Bankroll Management: The Discipline That Separates Winners from Losers
Even the sharpest card skills mean nothing without disciplined bankroll management. Online Teen Patti on Rokda7 moves at a pace that can chew through funds in minutes if you play without guardrails. Think of your session bankroll as a budget, not a pot to empty.
A reliable framework used by experienced players is the 5% rule: never put more than 5% of your total gaming budget into a single pot. So if your Rokda7 wallet has ₹2,000 set aside for Teen Patti this week, the maximum you commit to any one hand is ₹100. This sounds conservative, but it ensures that a bad run of cards — which will happen regardless of skill — does not wipe you out before the variance corrects itself.
Session limits are equally important.
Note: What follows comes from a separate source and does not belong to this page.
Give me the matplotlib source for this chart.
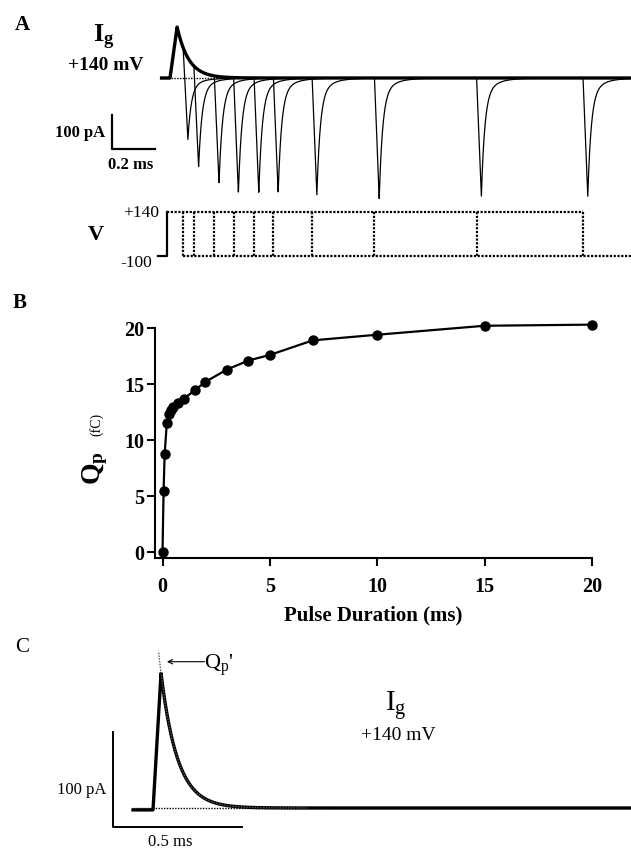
import numpy as np
import matplotlib
matplotlib.use("Agg")
import matplotlib.pyplot as plt

plt.rcParams['font.family'] = ['Liberation Serif', 'DejaVu Serif']
plt.rcParams['mathtext.fontset'] = 'custom'
plt.rcParams['mathtext.rm'] = 'Liberation Serif'
plt.rcParams['mathtext.bf'] = 'Liberation Serif:bold'
plt.rcParams['mathtext.it'] = 'Liberation Serif:italic'

W, H = 631, 850

# --- panel A: gating currents for pulses of increasing length (+140 mV)
pulse_ms = [0.075, 0.125, 0.22, 0.31, 0.405, 0.495, 0.675, 0.965, 1.44, 1.935]
tail_pA = [182, 262, 309, 338, 338, 338, 344, 356, 350, 350]
on_peak_pA = 150
on_rise_ms = (0.014, 0.047)      # start of rise, time of peak
on_tau_ms = 0.054
tail_ttp_ms = 0.022              # time to peak of the OFF tail
tail_tau_ms = (0.016, 0.06)
tail_frac = (0.86, 0.14)
v_hold, v_test = -100, 140

# --- panel B: charge vs pulse duration
dur_ms = [0, 0.05, 0.1, 0.2, 0.3, 0.4, 0.5, 0.7, 1, 1.5, 2, 3, 4, 5, 7, 10, 15, 20]
qp_fC = [0, 5.5, 8.8, 11.5, 12.3, 12.7, 13.0, 13.3, 13.7, 14.45, 15.2,
         16.3, 17.1, 17.6, 18.9, 19.4, 20.2, 20.3]
b_ticks = [0, 5, 10, 15, 20]

# --- panel C: single ON gating current
c_pre_pA = -2
c_peak_pA = 142
c_rise_ms = (0.0, 0.031)
c_tau_ms = 0.064
c_fit_start_ms = 0.022


fig = plt.figure(figsize=(W / 100, H / 100), dpi=100)


def px(x, y):
    return x / W, 1 - y / H


def panel(box, x0px, xs, y0px, ys):
    # axes placed in pixel box (l, t, r, b) with a linear px-per-unit scale
    l, t, r, b = box
    ax = fig.add_axes([l / W, 1 - b / H, (r - l) / W, (b - t) / H])
    ax.set_xlim((l - x0px) / xs, (r - x0px) / xs)
    ax.set_ylim((y0px - b) / ys, (y0px - t) / ys)
    ax.axis('off')
    return ax


def label(x, y, s, size, weight='normal', **kw):
    kw.setdefault('ha', 'center')
    kw.setdefault('va', 'center')
    fig.text(*px(x, y), s, fontsize=size, fontweight=weight, **kw)


def on_current(t):
    r0, r1 = on_rise_ms
    rise = on_peak_pA * (t - r0) / (r1 - r0)
    dec = on_peak_pA * np.exp(-(t - r1) / on_tau_ms)
    return np.where(t < r0, 0.0, np.where(t < r1, rise, dec))


def pulse_trace(t, d, amp):
    y = on_current(t)
    y_end = float(on_current(np.array(d)))
    tp = d + tail_ttp_ms
    fall = y_end + (-amp - y_end) * (t - d) / tail_ttp_ms
    dt = np.clip(t - tp, 0, None)
    rec = -amp * (tail_frac[0] * np.exp(-dt / tail_tau_ms[0]) +
                  tail_frac[1] * np.exp(-dt / tail_tau_ms[1]))
    return np.where(t < d, y, np.where(t < tp, fall, rec))


# ---------------- panel A: currents
axA = panel((0, 0, W, 205), 167, 215, 78, 0.34)
t = np.linspace(-0.033, 2.16, 6000)
for d, a in zip(pulse_ms, tail_pA):
    tt = t[t >= 0]
    axA.plot(tt, pulse_trace(tt, d, a), color='black', lw=0.9)
axA.plot([-0.033, 0.3], [0, 0], color='black', lw=1.0, ls=(0, (1, 1)))
axA.plot(t, on_current(t), color='black', lw=2.4, solid_capstyle='butt')
# scale bars 100 pA / 0.2 ms
sx, sy = -0.256, -209
axA.plot([sx, sx, sx + 0.2], [sy + 100, sy, sy], color='black', lw=1.6)

label(22, 25, 'A', 15, 'bold')
fig.text(*px(93, 42), r'$\mathbf{I_g}$', fontsize=19, ha='left', va='baseline')
label(106, 66, '+140 mV', 14, 'bold')
label(105, 133, '100 pA', 12, 'bold', ha='right')
label(131, 165, '0.2 ms', 12, 'bold')

# ---------------- panel A: voltage protocol
axV = panel((0, 195, W, 280), 167, 215, 237.7, 44 / 240)
dot = (0, (1, 0.7))
axV.plot([-0.042, 0, 0], [v_hold, v_hold, v_test], color='black', lw=1.6)
axV.plot([0, pulse_ms[-1]], [v_test, v_test], color='black', lw=1.6, ls=dot)
for d in pulse_ms:
    axV.plot([d, d], [v_test, v_hold], color='black', lw=1.6, ls=dot)
axV.plot([pulse_ms[0], 2.16], [v_hold, v_hold], color='black', lw=1.6, ls=dot)

label(96, 235, 'V', 16, 'bold')
label(159, 213, '+140', 12.5, ha='right')
label(152, 263, '-100', 12.5, ha='right')

# ---------------- panel B
axB = fig.add_axes([155 / W, 1 - 558 / H, (592 - 155) / W, (558 - 328) / H])
axB.plot(dur_ms, qp_fC, '-o', color='black', lw=1.6, ms=6.5, clip_on=False)
axB.set_xlim(-0.35, 20)
axB.set_ylim(-0.5, 20)
axB.set_xticks(b_ticks)
axB.set_yticks(b_ticks)
for s in ('top', 'right'):
    axB.spines[s].set_visible(False)
for s in ('left', 'bottom'):
    axB.spines[s].set_linewidth(1.5)
axB.tick_params(direction='out', length=5.5, width=1.5, labelsize=14.5)
axB.tick_params(axis='x', pad=8)
axB.tick_params(axis='y', pad=2)
for lab in axB.get_xticklabels() + axB.get_yticklabels():
    lab.set_fontweight('bold')
axB.set_xlabel('Pulse Duration (ms)', fontsize=15, fontweight='bold', labelpad=6)
axB.patch.set_visible(False)

label(20, 303, 'B', 15, 'bold')
fig.text(*px(95, 468), r'$\mathbf{Q_p}$', fontsize=20, rotation=90,
         ha='center', va='center')
label(96, 424, '(fC)', 10, rotation=90)

# ---------------- panel C
axC = panel((0, 630, W, 850), 153, 258, 808, 0.95)
tc = np.linspace(-0.0775, 1.853, 4000)
r0, r1 = c_rise_ms
yc = np.where(tc < r0, c_pre_pA,
              np.where(tc < r1, c_pre_pA + (c_peak_pA - c_pre_pA) * (tc - r0) / (r1 - r0),
                       c_peak_pA * np.exp(-(tc - r1) / c_tau_ms)))
axC.plot([tc[0], tc[-1]], [0, 0], color='black', lw=1.0, ls=(0, (1, 1)))
axC.plot(tc, yc, color='black', lw=2.4)
tf = np.linspace(c_fit_start_ms, 0.6, 400)
axC.plot(tf, c_peak_pA * np.exp(-(tf - r1) / c_tau_ms), color='#555555',
         lw=1.0, ls=(0, (1, 1)))
# scale bars 100 pA / 0.5 ms
cx, cy = -0.155, -20
axC.plot([cx, cx, cx + 0.5], [cy + 100, cy, cy], color='black', lw=1.4)
axC.annotate('', xy=(0.054, 154), xytext=(0.2, 154),
             arrowprops=dict(arrowstyle='->', lw=0.8, color='black',
                             mutation_scale=8, shrinkA=0, shrinkB=0))

label(22, 648, 'C', 15)
fig.text(*px(204, 669), r"$\mathrm{Q_p}$'", fontsize=16, ha='left', va='baseline')
fig.text(*px(385, 711), r'$\mathrm{I_g}$', fontsize=21, ha='left', va='baseline')
label(398, 736, '+140 mV', 14)
label(106, 790, '100 pA', 12, ha='right')
label(170, 842, '0.5 ms', 12)

fig.savefig('out.png', dpi=100)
Decide before you sit down whether you are playing for 30 minutes or 60 minutes, and set both a win target and a stop-loss. A common structure: stop if you are up 40% of your starting stack, stop if you are down 30%. Locking in wins prevents the classic mistake of giving profits back chasing one more hand. The rokda7 bonus and welcome bonus funds can extend your session time, but apply the same percentage rules to bonus balance — it represents real gameplay value.
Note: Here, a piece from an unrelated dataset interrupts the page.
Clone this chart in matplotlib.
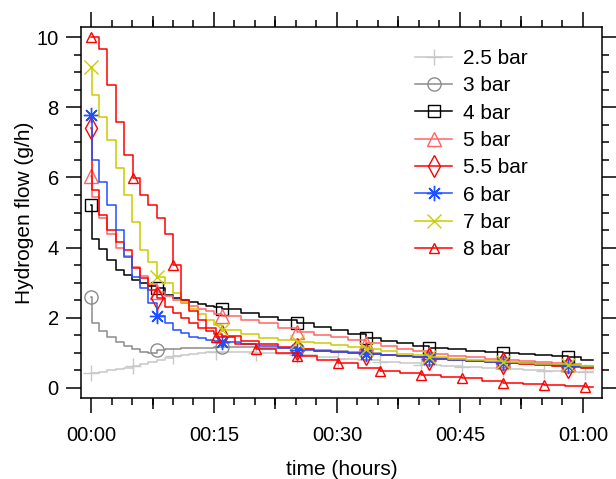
import matplotlib
matplotlib.use("Agg")
import matplotlib.pyplot as plt
from matplotlib.ticker import MultipleLocator, FixedLocator

plt.rcParams['font.family'] = ['Liberation Sans', 'DejaVu Sans']

# ---------------- data (time in minutes, flow in g/h) ----------------
TIME_A = [0, 0.1, 1, 2, 3, 4, 5, 6, 7, 8.05, 9, 10, 11, 12, 13, 14, 15, 16,
          18.3, 20.5, 22.8, 25.1, 27.2, 29.3, 31.4, 33.5, 35.4, 37.3, 39.3,
          41.2, 43.5, 45.7, 48, 50.2, 52.2, 54.2, 56.2, 58.2, 59.7, 61.2]
MARK_A = [0, 8.05, 16, 25.1, 33.5, 41.2, 50.2, 58.2]

TIME_B = [0, 1, 2, 3, 4, 5.1, 6, 7, 8, 9, 10, 11, 12, 13, 14, 15.2, 17.6,
          20.1, 22.6, 25.1, 27.6, 30.1, 32.6, 35.2, 37.7, 40.2, 42.7, 45.2,
          47.7, 50.2, 52.7, 55.3, 57.8, 60.3, 61.2]
MARK_B = [0, 5.1, 10, 15.2, 20.1, 25.1, 30.1, 35.2, 40.2, 45.2, 50.2, 55.3, 60.3]

flow_2_5bar = [0.42, 0.45, 0.5, 0.53, 0.58, 0.62, 0.68, 0.73, 0.8, 0.85, 0.9,
               0.94, 0.98, 1.0, 1.02, 1.03, 1.02, 1.0, 0.97, 0.93, 0.88, 0.83,
               0.79, 0.74, 0.7, 0.66, 0.62, 0.59, 0.56, 0.53, 0.51, 0.49, 0.47,
               0.45, 0.45]
flow_3bar = [2.6, 1.85, 1.62, 1.45, 1.32, 1.2, 1.1, 1.03, 1.0, 1.08, 1.1, 1.12,
             1.13, 1.14, 1.15, 1.15, 1.16, 1.16, 1.16, 1.15, 1.13, 1.1, 1.07,
             1.04, 1.02, 0.99, 0.95, 0.92, 0.89, 0.86, 0.82, 0.78, 0.75, 0.72,
             0.69, 0.66, 0.64, 0.62, 0.58, 0.58]
flow_4bar = [5.2, 4.24, 3.95, 3.65, 3.36, 3.22, 3.08, 2.99, 2.92, 2.84, 2.65,
             2.55, 2.5, 2.46, 2.38, 2.33, 2.3, 2.24, 2.13, 2.03, 1.95, 1.85,
             1.75, 1.65, 1.55, 1.42, 1.35, 1.28, 1.21, 1.15, 1.1, 1.06, 1.03,
             1.0, 0.96, 0.93, 0.9, 0.87, 0.8, 0.8]
flow_5bar = [6.05, 5.45, 4.85, 4.4, 4.0, 3.75, 3.45, 3.2, 2.95, 2.74, 2.62, 2.5,
             2.42, 2.35, 2.25, 2.18, 2.12, 2.05, 1.95, 1.85, 1.72, 1.6, 1.52,
             1.45, 1.37, 1.28, 1.2, 1.12, 1.05, 0.98, 0.92, 0.87, 0.83, 0.8,
             0.76, 0.73, 0.7, 0.68, 0.62, 0.62]
flow_5_5bar = [7.4, 5.64, 4.93, 4.5, 4.17, 3.93, 3.41, 3.12, 2.79, 2.55, 2.3,
               2.15, 2.0, 1.85, 1.72, 1.62, 1.55, 1.47, 1.35, 1.25, 1.17, 1.1,
               1.06, 1.03, 1.0, 0.97, 0.93, 0.9, 0.87, 0.84, 0.8, 0.77, 0.74,
               0.71, 0.68, 0.65, 0.63, 0.61, 0.56, 0.56]
flow_6bar = [7.78, 6.5, 5.88, 5.21, 4.5, 3.74, 3.17, 2.85, 2.41, 2.05, 1.84,
             1.65, 1.56, 1.46, 1.42, 1.37, 1.35, 1.32, 1.25, 1.2, 1.14, 1.08,
             1.05, 1.02, 0.99, 0.96, 0.93, 0.9, 0.87, 0.84, 0.8, 0.77, 0.75,
             0.72, 0.7, 0.68, 0.66, 0.64, 0.6, 0.6]
flow_7bar = [9.15, 8.35, 7.73, 7.07, 6.26, 5.5, 4.74, 3.93, 3.6, 3.15, 3.0, 2.7,
             2.46, 2.25, 2.1, 1.95, 1.8, 1.65, 1.55, 1.42, 1.38, 1.32, 1.27,
             1.22, 1.18, 1.12, 1.05, 0.98, 0.93, 0.88, 0.84, 0.8, 0.77, 0.74,
             0.71, 0.69, 0.67, 0.65, 0.63, 0.63]
flow_8bar = [10.0, 9.66, 8.63, 7.58, 6.65, 5.98, 5.5, 5.2, 4.85, 4.4, 3.5, 2.5,
             2.2, 1.95, 1.72, 1.45, 1.25, 1.12, 1.0, 0.9, 0.8, 0.7, 0.58, 0.49,
             0.42, 0.37, 0.32, 0.28, 0.2, 0.13, 0.1, 0.085, 0.06, 0.04, 0.04]

labels = ["2.5 bar", "3 bar", "4 bar", "5 bar", "5.5 bar", "6 bar", "7 bar", "8 bar"]
x_tick_pos = [0, 15, 30, 45, 60]
x_tick_labels = ["00:00", "00:15", "00:30", "00:45", "01:00"]
y_ticks = [0, 2, 4, 6, 8, 10]

# ---------------- styles ----------------
series = [
    (TIME_B, flow_2_5bar, MARK_B, dict(color='#C8C8C8', marker='+', ms=12, mew=1.0)),
    (TIME_A, flow_3bar, MARK_A, dict(color='#8C8C8C', marker='o', ms=9.5, mfc='none', mew=1.0)),
    (TIME_A, flow_4bar, MARK_A, dict(color='#000000', marker='s', ms=9, mfc='none', mew=1.0)),
    (TIME_A, flow_5bar, MARK_A, dict(color='#FF6464', marker='^', ms=10, mfc='none', mew=1.0)),
    (TIME_A, flow_5_5bar, MARK_A, dict(color='#FF0000', marker='d', ms=11, mfc='none', mew=1.0)),
    (TIME_A, flow_6bar, MARK_A, dict(color='#2050FF', marker=(8, 2, 0), ms=11, mew=1.0)),
    (TIME_A, flow_7bar, MARK_A, dict(color='#CCCC00', marker='x', ms=9.5, mew=1.0)),
    (TIME_B, flow_8bar, MARK_B, dict(color='#FF0000', marker='^', ms=7, mfc='none', mew=1.0)),
]

fig = plt.figure(figsize=(6.16, 4.79), dpi=100)
ax = fig.add_axes([81 / 616, 81 / 479, 521 / 616, 371 / 479])

for (t, v, marks, st), lab in zip(series, labels):
    idx = [t.index(m) for m in marks]
    ax.plot(t, v, drawstyle='steps-post', lw=1.1, markevery=idx, label=lab, **st)

ax.set_xlim(-1.22, 62.32)
ax.set_ylim(-0.285, 10.285)

ax.set_xticks(x_tick_pos)
ax.set_xticklabels(x_tick_labels)
ax.set_yticks(y_ticks)
ax.xaxis.set_minor_locator(MultipleLocator(2.5))
ax.yaxis.set_minor_locator(MultipleLocator(0.5))

for s in ax.spines.values():
    s.set_linewidth(1.1)

ax.tick_params(which='both', direction='out', top=True, right=True, width=1.1,
               labelsize=14.5, pad=5)
ax.tick_params(axis='x', which='major', pad=9)
ax.tick_params(which='major', length=11)
ax.tick_params(which='minor', length=5)

# medium ticks at half-major positions on the time axis
for loc in ('bottom', 'top'):
    sec = ax.secondary_xaxis(loc)
    sec.xaxis.set_major_locator(FixedLocator([7.5, 22.5, 37.5, 52.5]))
    sec.tick_params(direction='out', length=8, width=1.1, labelbottom=False,
                    labeltop=False)
    sec.set_xticklabels([])
    for s in sec.spines.values():
        s.set_visible(False)

ax.set_xlabel("time (hours)", fontsize=15, labelpad=11)
ax.set_ylabel("Hydrogen flow (g/h)", fontsize=15, labelpad=2)

ax.legend(loc='upper left', bbox_to_anchor=(0.641, 0.941), frameon=False,
          fontsize=15, handlelength=1.8, handletextpad=0.5,
          labelspacing=0.40, borderpad=0, borderaxespad=0, numpoints=1)

fig.savefig("out.png", dpi=100)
| Situation | Recommended Action | Reason |
|---|---|---|
| Pot exceeds 5% of session budget | Fold unless you hold Trail or Pure Sequence | Risk-reward turns unfavorable at weak hand strength |
| On a losing streak (3+ hands) | Drop to lowest table stake available | Reduces exposure during statistical variance |
| Up 40% from session start | Book profits — end session or move to free tables | Protects realized gains from tilt decisions |
| Playing with rokda7 welcome bonus funds | Apply same 5% rule to bonus balance | Maximizes chances of meeting wagering requirements |
| New to a table format or variant | Start at minimum stake for 10 hands before increasing | Lets you read table dynamics without financial exposure |
Advanced Reading: Timing Tells in Online Teen Patti
Physical tells are impossible to spot in an online environment, but timing tells are very much alive. On Rokda7's Teen Patti tables, pay attention to how quickly or slowly opponents act — this behavioral data is available on every hand and is underused by most players.
A player who bets instantly in a seen position almost always holds a strong hand or is running a pre-decided bluff pattern — distinguish between the two by watching their behavior over multiple hands. A player who tanks (takes several seconds to decide) before calling is usually sitting on a marginal hand they cannot quite commit to folding. That hesitation is valuable information: they are unlikely to raise, so if you are in a late-acting position, a clean raise will frequently push them out.
Players who request side-shows immediately after seeing their cards tend to be on medium-strength hands (pairs in the 7–J range) — they want to remove opponents without risking a full showdown. If you hold a strong pair or better, declining the side-show request keeps them in the pot paying additional bets. If you hold a weak hand, accepting and hoping to win the private comparison is worth the cost when the pot justifies it.
These reads are especially valuable when you play rokda7 teen patti on the mobile app, where the round timer is visible. Watching the countdown alongside opponent actions gives you a timing baseline within just a few hands.
Playing Teen Patti Variants Smartly on Rokda7
Rokda7's platform includes several popular variants beyond standard Teen Patti. Each variant changes the strategic calculus significantly, and players who apply standard strategy to a variant without adjustment will bleed chips at an accelerated rate.
- Muflis (Lowball): Hand rankings are completely reversed — the lowest hand wins. A high card 2-3-5 beats a Trail of Aces. Adjust bluffing targets: strong-looking bet patterns from opponents in Muflis suggest they are holding intentionally weak cards, not powerhouses.
- AK47: The cards A, K, 4, and 7 act as wild cards (Jokers). This dramatically increases the frequency of premium hands at the table. Fold thresholds rise accordingly — a standard pair of Queens that might be worth committing to in regular play is barely a competitive hand when four wild-card ranks are in the deck.
- Joker Teen Patti: One or more Joker cards are dealt face-up as community wild cards. Adapt by being aggressive when your two non-Joker cards form a partial straight or flush with the Joker, and cautious when the Joker only gives you a high card.
- Best-of-Four: Each player receives four cards and plays the best three. The extra card slightly improves average hand strength across the table, meaning the call/fold line shifts upward — medium hands that warrant a call in standard play become marginal folds when everyone is working with four cards.
Key Takeaways
- Teen Patti hand rankings are fixed and rare — Trail is the strongest at ~0.24% frequency, while high cards make up nearly 74% of all dealt hands. Know the probabilities before betting aggressively on weak holdings.
- Playing blind for the first 2–3 rounds forces seen opponents to bet at double your stake, giving you a mathematical edge while keeping your own exposure minimal in early streets.
- Bankroll discipline — specifically the 5% per-pot rule and a pre-set session stop-loss — is the single highest-impact adjustment most players can make, regardless of card skill level.
- Timing tells in online Teen Patti (instant bets, tank-calls, immediate side-show requests) reveal opponent hand strength just as reliably as physical tells in live play; build a habit of tracking them from hand one.
- Each Teen Patti variant on Rokda7 requires its own strategic baseline — never apply standard hand-strength assumptions to Muflis, AK47, or Joker tables without first understanding how the variant shifts the entire value hierarchy.